Look through the listing below for the line containing "Rebuild this chart". Copy it and each line after it up to and including the line containing "P2_TOTAL = 97", exactly, leaving out pictures.

■ **Raw data**:

○ ○ ○ ○ ○ ○ ○

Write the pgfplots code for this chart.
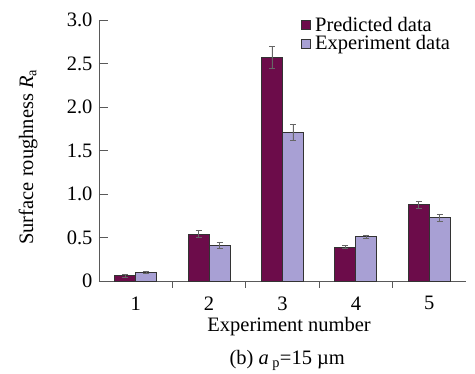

○ ○ ○ ○ ○ ○ ○

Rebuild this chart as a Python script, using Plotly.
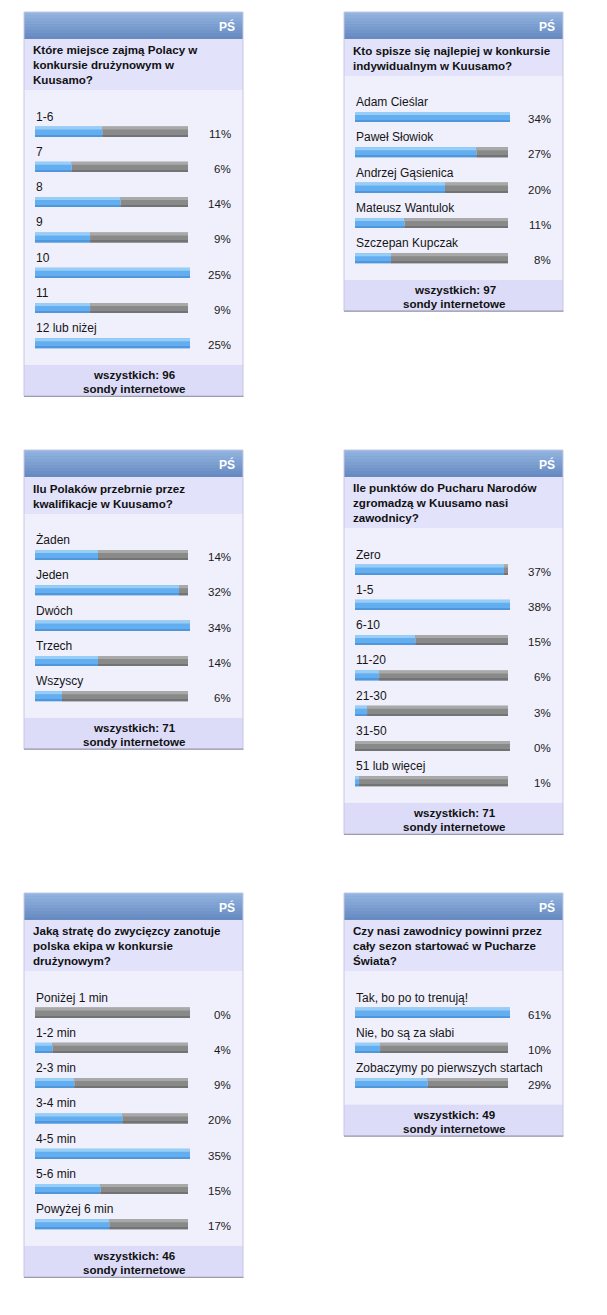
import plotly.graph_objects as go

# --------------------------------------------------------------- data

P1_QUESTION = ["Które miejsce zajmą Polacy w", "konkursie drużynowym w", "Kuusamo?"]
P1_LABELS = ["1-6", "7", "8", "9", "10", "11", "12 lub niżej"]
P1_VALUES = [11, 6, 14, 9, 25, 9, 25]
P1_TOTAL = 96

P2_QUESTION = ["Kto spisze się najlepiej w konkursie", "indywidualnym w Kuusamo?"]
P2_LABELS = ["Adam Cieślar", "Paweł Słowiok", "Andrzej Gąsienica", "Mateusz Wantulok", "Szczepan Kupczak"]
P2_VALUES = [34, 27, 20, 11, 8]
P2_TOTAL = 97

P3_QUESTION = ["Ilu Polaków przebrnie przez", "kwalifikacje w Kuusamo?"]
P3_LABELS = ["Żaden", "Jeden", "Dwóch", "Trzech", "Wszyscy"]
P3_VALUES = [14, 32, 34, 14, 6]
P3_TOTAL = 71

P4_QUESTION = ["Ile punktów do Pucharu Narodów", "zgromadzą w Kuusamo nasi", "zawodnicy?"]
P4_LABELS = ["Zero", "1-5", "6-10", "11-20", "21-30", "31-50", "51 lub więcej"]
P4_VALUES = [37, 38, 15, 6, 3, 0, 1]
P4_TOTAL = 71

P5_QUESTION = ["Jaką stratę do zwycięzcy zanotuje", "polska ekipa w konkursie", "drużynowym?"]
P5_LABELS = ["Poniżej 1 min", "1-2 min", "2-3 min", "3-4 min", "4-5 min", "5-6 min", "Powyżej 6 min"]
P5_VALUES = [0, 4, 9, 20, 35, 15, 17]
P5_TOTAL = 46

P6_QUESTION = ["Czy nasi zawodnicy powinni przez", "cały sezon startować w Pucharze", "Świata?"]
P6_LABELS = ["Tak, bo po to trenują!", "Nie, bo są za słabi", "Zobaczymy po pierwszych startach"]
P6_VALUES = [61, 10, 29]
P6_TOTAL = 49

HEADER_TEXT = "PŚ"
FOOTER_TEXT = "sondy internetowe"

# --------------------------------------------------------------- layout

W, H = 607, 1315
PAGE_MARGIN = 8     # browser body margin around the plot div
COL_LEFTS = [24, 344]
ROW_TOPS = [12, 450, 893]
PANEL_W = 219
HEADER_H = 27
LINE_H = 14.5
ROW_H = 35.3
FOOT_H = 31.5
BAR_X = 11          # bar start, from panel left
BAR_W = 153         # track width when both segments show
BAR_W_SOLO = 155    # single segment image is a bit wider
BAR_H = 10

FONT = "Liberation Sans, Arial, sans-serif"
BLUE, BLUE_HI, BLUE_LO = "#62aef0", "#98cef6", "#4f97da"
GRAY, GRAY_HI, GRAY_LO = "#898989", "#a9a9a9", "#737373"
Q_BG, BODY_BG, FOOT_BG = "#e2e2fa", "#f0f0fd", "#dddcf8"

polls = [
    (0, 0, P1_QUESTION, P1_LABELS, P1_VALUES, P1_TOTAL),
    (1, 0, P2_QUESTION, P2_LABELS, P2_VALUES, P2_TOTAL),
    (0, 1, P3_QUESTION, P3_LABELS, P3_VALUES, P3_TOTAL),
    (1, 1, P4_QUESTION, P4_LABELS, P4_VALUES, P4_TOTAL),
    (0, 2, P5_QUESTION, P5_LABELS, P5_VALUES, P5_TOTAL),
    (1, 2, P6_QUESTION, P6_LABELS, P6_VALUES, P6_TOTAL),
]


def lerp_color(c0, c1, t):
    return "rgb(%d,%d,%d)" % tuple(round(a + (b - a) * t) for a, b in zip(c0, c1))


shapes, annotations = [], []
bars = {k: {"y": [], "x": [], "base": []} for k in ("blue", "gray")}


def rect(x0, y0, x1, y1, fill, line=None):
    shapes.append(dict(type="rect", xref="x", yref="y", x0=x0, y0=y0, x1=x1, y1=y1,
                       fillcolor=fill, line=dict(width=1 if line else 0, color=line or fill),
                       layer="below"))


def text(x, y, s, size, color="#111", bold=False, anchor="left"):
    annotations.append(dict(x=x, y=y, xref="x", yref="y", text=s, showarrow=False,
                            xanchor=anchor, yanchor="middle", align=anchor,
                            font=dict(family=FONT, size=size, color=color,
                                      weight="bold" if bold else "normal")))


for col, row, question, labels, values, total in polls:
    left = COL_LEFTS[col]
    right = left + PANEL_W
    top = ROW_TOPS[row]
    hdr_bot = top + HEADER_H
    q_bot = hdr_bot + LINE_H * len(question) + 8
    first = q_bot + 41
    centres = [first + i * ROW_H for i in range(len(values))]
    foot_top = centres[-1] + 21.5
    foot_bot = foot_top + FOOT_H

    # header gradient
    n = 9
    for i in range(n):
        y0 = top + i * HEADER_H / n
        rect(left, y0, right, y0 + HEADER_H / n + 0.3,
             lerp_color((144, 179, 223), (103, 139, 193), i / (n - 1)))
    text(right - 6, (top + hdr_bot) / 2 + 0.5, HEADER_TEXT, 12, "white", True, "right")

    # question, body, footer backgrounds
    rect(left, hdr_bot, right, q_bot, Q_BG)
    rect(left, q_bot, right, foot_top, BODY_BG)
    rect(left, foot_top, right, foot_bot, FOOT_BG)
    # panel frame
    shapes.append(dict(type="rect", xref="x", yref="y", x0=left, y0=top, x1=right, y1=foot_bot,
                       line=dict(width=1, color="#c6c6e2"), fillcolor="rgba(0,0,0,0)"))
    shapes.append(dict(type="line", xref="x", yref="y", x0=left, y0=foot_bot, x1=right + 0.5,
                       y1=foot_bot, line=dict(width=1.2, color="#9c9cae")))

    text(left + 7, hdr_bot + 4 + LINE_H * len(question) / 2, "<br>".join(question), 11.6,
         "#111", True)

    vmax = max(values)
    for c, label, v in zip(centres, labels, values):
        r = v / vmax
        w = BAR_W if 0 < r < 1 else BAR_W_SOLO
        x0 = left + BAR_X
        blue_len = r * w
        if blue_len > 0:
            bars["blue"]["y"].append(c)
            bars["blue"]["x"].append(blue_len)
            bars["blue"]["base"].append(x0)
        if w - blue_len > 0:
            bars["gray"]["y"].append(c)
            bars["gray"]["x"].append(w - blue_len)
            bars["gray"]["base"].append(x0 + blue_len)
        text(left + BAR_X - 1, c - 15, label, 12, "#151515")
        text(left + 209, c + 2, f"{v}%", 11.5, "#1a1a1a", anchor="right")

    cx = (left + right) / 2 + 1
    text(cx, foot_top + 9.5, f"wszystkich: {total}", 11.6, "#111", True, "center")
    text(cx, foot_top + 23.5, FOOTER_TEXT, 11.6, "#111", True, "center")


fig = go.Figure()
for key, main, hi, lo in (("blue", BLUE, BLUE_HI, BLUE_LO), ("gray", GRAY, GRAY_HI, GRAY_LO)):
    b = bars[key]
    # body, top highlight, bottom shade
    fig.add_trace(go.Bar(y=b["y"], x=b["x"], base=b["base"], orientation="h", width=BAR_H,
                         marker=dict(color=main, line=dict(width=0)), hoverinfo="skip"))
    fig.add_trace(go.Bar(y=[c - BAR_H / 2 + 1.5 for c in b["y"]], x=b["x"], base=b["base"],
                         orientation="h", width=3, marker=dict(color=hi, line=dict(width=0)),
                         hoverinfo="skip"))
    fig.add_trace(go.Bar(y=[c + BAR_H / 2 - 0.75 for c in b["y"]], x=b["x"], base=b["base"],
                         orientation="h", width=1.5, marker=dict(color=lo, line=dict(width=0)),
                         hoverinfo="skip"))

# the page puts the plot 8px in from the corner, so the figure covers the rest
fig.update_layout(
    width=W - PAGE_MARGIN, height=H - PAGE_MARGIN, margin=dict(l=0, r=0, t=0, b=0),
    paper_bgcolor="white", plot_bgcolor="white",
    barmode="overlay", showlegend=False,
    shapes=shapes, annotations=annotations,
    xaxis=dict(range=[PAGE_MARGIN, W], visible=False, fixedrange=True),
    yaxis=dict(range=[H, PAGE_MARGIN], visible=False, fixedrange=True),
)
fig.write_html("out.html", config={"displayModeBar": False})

○ ○ ○ ○ ○ ○ ○

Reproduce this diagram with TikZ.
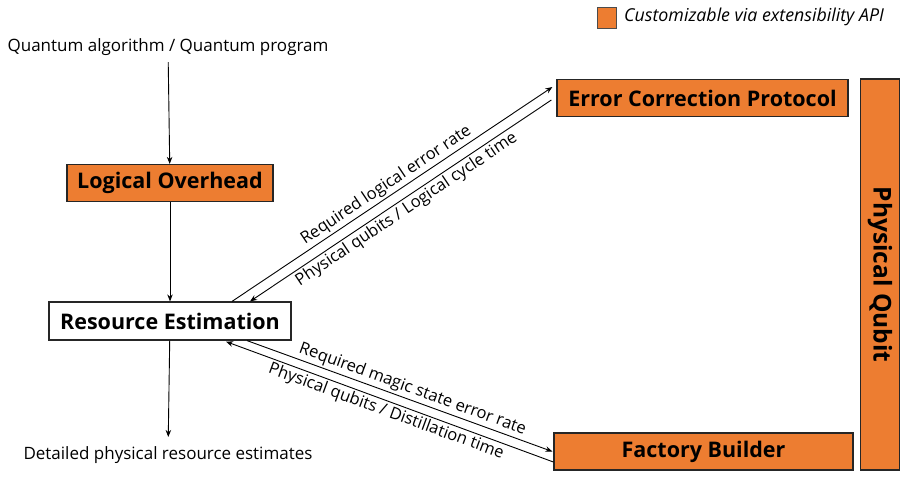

○ ○ ○ ○ ○ ○ ○

■ **Exercise answer**:
Rebuild this chart as a Python script, using Plotly.
import plotly.graph_objects as go

# --------------------------------------------------------------- data

P1_QUESTION = ["Które miejsce zajmą Polacy w", "konkursie drużynowym w", "Kuusamo?"]
P1_LABELS = ["1-6", "7", "8", "9", "10", "11", "12 lub niżej"]
P1_VALUES = [11, 6, 14, 9, 25, 9, 25]
P1_TOTAL = 96

P2_QUESTION = ["Kto spisze się najlepiej w konkursie", "indywidualnym w Kuusamo?"]
P2_LABELS = ["Adam Cieślar", "Paweł Słowiok", "Andrzej Gąsienica", "Mateusz Wantulok", "Szczepan Kupczak"]
P2_VALUES = [34, 27, 20, 11, 8]
P2_TOTAL = 97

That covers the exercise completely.